→ **Problem to solve**
Below is a listing to transcribe in full and exactly; keep the pictures out.
•••••
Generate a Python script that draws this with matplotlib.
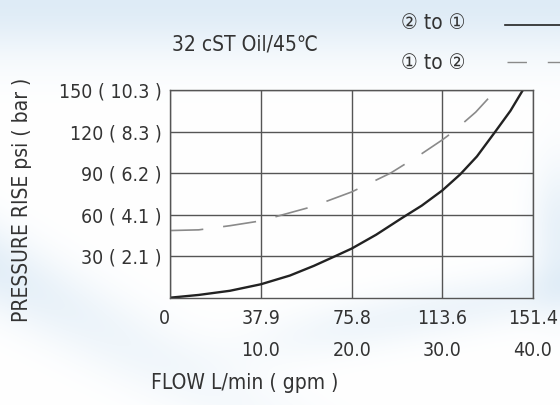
import numpy as np
import matplotlib
matplotlib.use("Agg")
import matplotlib.pyplot as plt
from matplotlib.lines import Line2D

# flow in L/min, pressure rise in psi
flow_21 = [0, 12, 25, 37.9, 50, 60, 68.9, 75.8, 86, 96.7, 105, 113.6, 121, 128, 135.7, 142, 147.2]
psi_21 = [0, 2, 5, 9.7, 16, 23, 30, 35.5, 45.5, 57.5, 66.5, 77.5, 89, 102, 120, 135, 150]

flow_12 = [0, 12, 25, 37.9, 47.2, 59, 75.8, 92, 105, 113.6, 118.2, 127.5, 136]
psi_12 = [48.5, 49, 52, 55.5, 60, 65.6, 76.4, 90, 104, 114, 120, 134, 150]

x_ticks = [0, 37.9, 75.8, 113.6, 151.4]
x_lpm = ["0", "37.9", "75.8", "113.6", "151.4"]
x_gpm = ["", "10.0", "20.0", "30.0", "40.0"]
y_ticks = [30, 60, 90, 120, 150]
y_labels = ["30 ( 2.1 )", "60 ( 4.1 )", "90 ( 6.2 )", "120 ( 8.3 )", "150 ( 10.3 )"]

plt.rcParams['font.family'] = ["DejaVu Sans", "Noto Sans CJK SC"]
plt.rcParams['font.stretch'] = 'condensed'
txt = "#333333"

fig = plt.figure(figsize=(5.6, 4.05), dpi=100)

# soft blue swooshes behind everything
bg = fig.add_axes([0, 0, 1, 1], zorder=-10)
yy, xx = np.mgrid[0:405, 0:560].astype(float)
w = np.exp(-(yy / 55.0) ** 2) * 0.85
w += np.exp(-((yy - 270 - 0.55 * xx) / 45.0) ** 2) * 0.7 * np.exp(-xx / 220.0)
ramp = 1 / (1 + np.exp(-(xx - 280) / 40.0))
w += np.exp(-((yy - 335 + 0.18 * (xx - 300)) / 28.0) ** 2) * 0.45 * ramp
w += np.exp(-((xx - 560) / 28.0) ** 2) * np.exp(-((yy - 230) / 70.0) ** 2) * 0.6
w = np.clip(w, 0, 1)[..., None]
blue = np.array([0.85, 0.91, 0.96])
img = (1 - w) * np.ones(3) + w * blue
bg.imshow(img, aspect='auto', extent=[0, 1, 0, 1])
bg.axis('off')

ax = fig.add_axes([170 / 560, 1 - 297.7 / 405, 363 / 560, 207.7 / 405])
ax.set_facecolor('none')
ax.plot(flow_21, psi_21, color="#222222", lw=1.7, solid_capstyle='round')
ax.plot(flow_12, psi_12, color="#8a8a8a", lw=1.2, dashes=(20, 12))

ax.set_xlim(0, 151.4)
ax.set_ylim(0, 150)
ax.set_xticks(x_ticks)
ax.set_xticklabels([a + "\n" + b for a, b in zip(x_lpm, x_gpm)],
                   fontsize=14, color=txt, linespacing=1.9)
ax.get_xticklabels()[0].set_ha('right')
ax.set_yticks(y_ticks)
ax.set_yticklabels(y_labels, fontsize=14, color=txt)
ax.tick_params(length=0, pad=6)
ax.tick_params(axis='x', pad=8)
ax.grid(True, color="#555555", lw=1.0)
for s in ax.spines.values():
    s.set_color("#555555")
    s.set_linewidth(1.0)

fig.text(245 / 560, 1 - 383 / 405, "FLOW L/min ( gpm )", ha='center', va='center',
         fontsize=15, color=txt)
fig.text(22 / 560, 1 - 200 / 405, "PRESSURE RISE psi ( bar )", rotation=90,
         ha='center', va='center', fontsize=15, color=txt)
fig.text(245 / 560, 1 - 44 / 405, "32 cST Oil/45℃", ha='center', va='center',
         fontsize=15, color=txt)

fig.text(433 / 560, 1 - 23 / 405, "② to ①", ha='center', va='center', fontsize=15, color=txt)
fig.text(433 / 560, 1 - 63 / 405, "① to ②", ha='center', va='center', fontsize=15, color=txt)
fig.add_artist(Line2D([505 / 560, 1], [1 - 25 / 405] * 2, color="#222222", lw=1.2))
fig.add_artist(Line2D([507 / 560, 1], [1 - 62 / 405] * 2, color="#8a8a8a", lw=1.0,
                      dashes=(14, 15)))

fig.savefig("out.png", dpi=100)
•••••
→ **Reply**
Generate a Python script that draws this with matplotlib.
import numpy as np
import matplotlib
matplotlib.use("Agg")
import matplotlib.pyplot as plt
from matplotlib.lines import Line2D

# flow in L/min, pressure rise in psi
flow_21 = [0, 12, 25, 37.9, 50, 60, 68.9, 75.8, 86, 96.7, 105, 113.6, 121, 128, 135.7, 142, 147.2]
psi_21 = [0, 2, 5, 9.7, 16, 23, 30, 35.5, 45.5, 57.5, 66.5, 77.5, 89, 102, 120, 135, 150]

flow_12 = [0, 12, 25, 37.9, 47.2, 59, 75.8, 92, 105, 113.6, 118.2, 127.5, 136]
psi_12 = [48.5, 49, 52, 55.5, 60, 65.6, 76.4, 90, 104, 114, 120, 134, 150]

x_ticks = [0, 37.9, 75.8, 113.6, 151.4]
x_lpm = ["0", "37.9", "75.8", "113.6", "151.4"]
x_gpm = ["", "10.0", "20.0", "30.0", "40.0"]
y_ticks = [30, 60, 90, 120, 150]
y_labels = ["30 ( 2.1 )", "60 ( 4.1 )", "90 ( 6.2 )", "120 ( 8.3 )", "150 ( 10.3 )"]

plt.rcParams['font.family'] = ["DejaVu Sans", "Noto Sans CJK SC"]
plt.rcParams['font.stretch'] = 'condensed'
txt = "#333333"

fig = plt.figure(figsize=(5.6, 4.05), dpi=100)

# soft blue swooshes behind everything
bg = fig.add_axes([0, 0, 1, 1], zorder=-10)
yy, xx = np.mgrid[0:405, 0:560].astype(float)
w = np.exp(-(yy / 55.0) ** 2) * 0.85
w += np.exp(-((yy - 270 - 0.55 * xx) / 45.0) ** 2) * 0.7 * np.exp(-xx / 220.0)
ramp = 1 / (1 + np.exp(-(xx - 280) / 40.0))
w += np.exp(-((yy - 335 + 0.18 * (xx - 300)) / 28.0) ** 2) * 0.45 * ramp
w += np.exp(-((xx - 560) / 28.0) ** 2) * np.exp(-((yy - 230) / 70.0) ** 2) * 0.6
w = np.clip(w, 0, 1)[..., None]
blue = np.array([0.85, 0.91, 0.96])
img = (1 - w) * np.ones(3) + w * blue
bg.imshow(img, aspect='auto', extent=[0, 1, 0, 1])
bg.axis('off')

ax = fig.add_axes([170 / 560, 1 - 297.7 / 405, 363 / 560, 207.7 / 405])
ax.set_facecolor('none')
ax.plot(flow_21, psi_21, color="#222222", lw=1.7, solid_capstyle='round')
ax.plot(flow_12, psi_12, color="#8a8a8a", lw=1.2, dashes=(20, 12))

ax.set_xlim(0, 151.4)
ax.set_ylim(0, 150)
ax.set_xticks(x_ticks)
ax.set_xticklabels([a + "\n" + b for a, b in zip(x_lpm, x_gpm)],
                   fontsize=14, color=txt, linespacing=1.9)
ax.get_xticklabels()[0].set_ha('right')
ax.set_yticks(y_ticks)
ax.set_yticklabels(y_labels, fontsize=14, color=txt)
ax.tick_params(length=0, pad=6)
ax.tick_params(axis='x', pad=8)
ax.grid(True, color="#555555", lw=1.0)
for s in ax.spines.values():
    s.set_color("#555555")
    s.set_linewidth(1.0)

fig.text(245 / 560, 1 - 383 / 405, "FLOW L/min ( gpm )", ha='center', va='center',
         fontsize=15, color=txt)
fig.text(22 / 560, 1 - 200 / 405, "PRESSURE RISE psi ( bar )", rotation=90,
         ha='center', va='center', fontsize=15, color=txt)
fig.text(245 / 560, 1 - 44 / 405, "32 cST Oil/45℃", ha='center', va='center',
         fontsize=15, color=txt)

fig.text(433 / 560, 1 - 23 / 405, "② to ①", ha='center', va='center', fontsize=15, color=txt)
fig.text(433 / 560, 1 - 63 / 405, "① to ②", ha='center', va='center', fontsize=15, color=txt)
fig.add_artist(Line2D([505 / 560, 1], [1 - 25 / 405] * 2, color="#222222", lw=1.2))
fig.add_artist(Line2D([507 / 560, 1], [1 - 62 / 405] * 2, color="#8a8a8a", lw=1.0,
                      dashes=(14, 15)))

fig.savefig("out.png", dpi=100)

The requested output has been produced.